Martin Luther (1483-1546) initiated the Protestant Reformation in 1517, changing the course of the Western civilization. Priest and theology professor, he opposed to the indulgence system with his 95 Theses, claiming that pardon from God's castigation of sin could not be purchased with money. Upon his refusal to retract all of his writings at the demand of Pope Leo X in 1520 and the demand of the Holy Roman Emperor Charles V at the Diet of Worms meeting in 1521, Luther was excommunicated by the pope and condemned as an outlaw by the emperor.
Luther preached the salvation as a free gift of God, received only by grace through faith in Jesus as redeemer from sin, not from good works.
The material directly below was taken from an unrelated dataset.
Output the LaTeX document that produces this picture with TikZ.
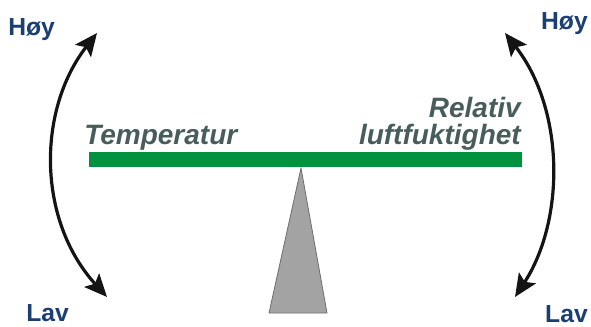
\documentclass[tikz,border=0pt]{standalone}
\usepackage{fontspec}
\setmainfont{Liberation Sans}
\usetikzlibrary{arrows.meta}
\definecolor{barGreen}{HTML}{00923F}
\definecolor{labGrey}{HTML}{485C5C}
\definecolor{levBlue}{HTML}{1C3F73}
\definecolor{fulGrey}{HTML}{A3A3A3}
\definecolor{fulEdge}{HTML}{6E6E6E}
\begin{document}
\begin{tikzpicture}[x=0.75pt,y=-0.75pt,
  lvl/.style={font=\fontsize{18.5}{20}\selectfont\bfseries, text=levBlue, inner sep=0pt},
  lab/.style={font=\fontsize{21}{20.25}\selectfont\bfseries\itshape, text=labGrey, inner sep=0pt},
  swing/.style={line width=2.4pt, draw=black!92, {Stealth[length=17pt,width=15pt,inset=3.5pt]}-{Stealth[length=17pt,width=15pt,inset=3.5pt]}}]
\useasboundingbox (0,0) rectangle (591,326);
% beam
\node[fill=barGreen, minimum width=433*0.75pt, minimum height=15*0.75pt, inner sep=0pt, anchor=north west] (bar) at (89,152) {};
% fulcrum
\coordinate (apex) at (301,168);
\coordinate (bl) at (269,313);
\coordinate (br) at (327,313);
\draw[fill=fulGrey, draw=fulEdge, line width=0.6pt] (apex) -- (bl) -- (br) -- cycle;
% labels
\node[lab, anchor=base west] (temp) at (84,144) {Temperatur};
\node[lab, anchor=base east] (rel1) at (521,117) {Relativ};
\node[lab, anchor=base east] (rel2) at (521,144) {luftfuktighet};
% level labels
\node[lvl, anchor=base west] (hoyL) at (8,35) {Høy};
\node[lvl, anchor=base west] (lavL) at (26,321) {Lav};
\node[lvl, anchor=base east] (hoyR) at (588,29) {Høy};
\node[lvl, anchor=base east] (lavR) at (588,322) {Lav};
% arrows
\coordinate (lt) at (97,33);
\coordinate (lb) at (107,297);
\coordinate (rt) at (505,33);
\coordinate (rb) at (515,297);
\draw[swing] (lt) .. controls (37,110) and (37,220) .. (lb);
\draw[swing] (rt) .. controls (565,110) and (565,220) .. (rb);
\end{tikzpicture}
\end{document}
The challenge to the authority of the pope of the Roman Catholic Church, assuming the Bible as the only source of divine knowledge, in opposition to sacerdotal doctrine, considered all baptized Christians to be holy priests. The followers Luther's teachings started to be called Lutherans.
Luther made the Bible more accessible with its first translation into a popular language (instead of Latin). This changed forever the church and the German culture. It promoted the development of a standard version of the German language and influenced the translation of the King James Bible. His hymns inspired the development of singing in churches and his marriage to Katharina von Bora set a model future Lutheran priests’ marriage.
Luther's writings and declarations about the Jews – preaching the destruction of the Jews, the burning of their synagogues, the confiscation of their money and imprisonment were revived during the Nazis, tarnishing part of Luther’s legacy.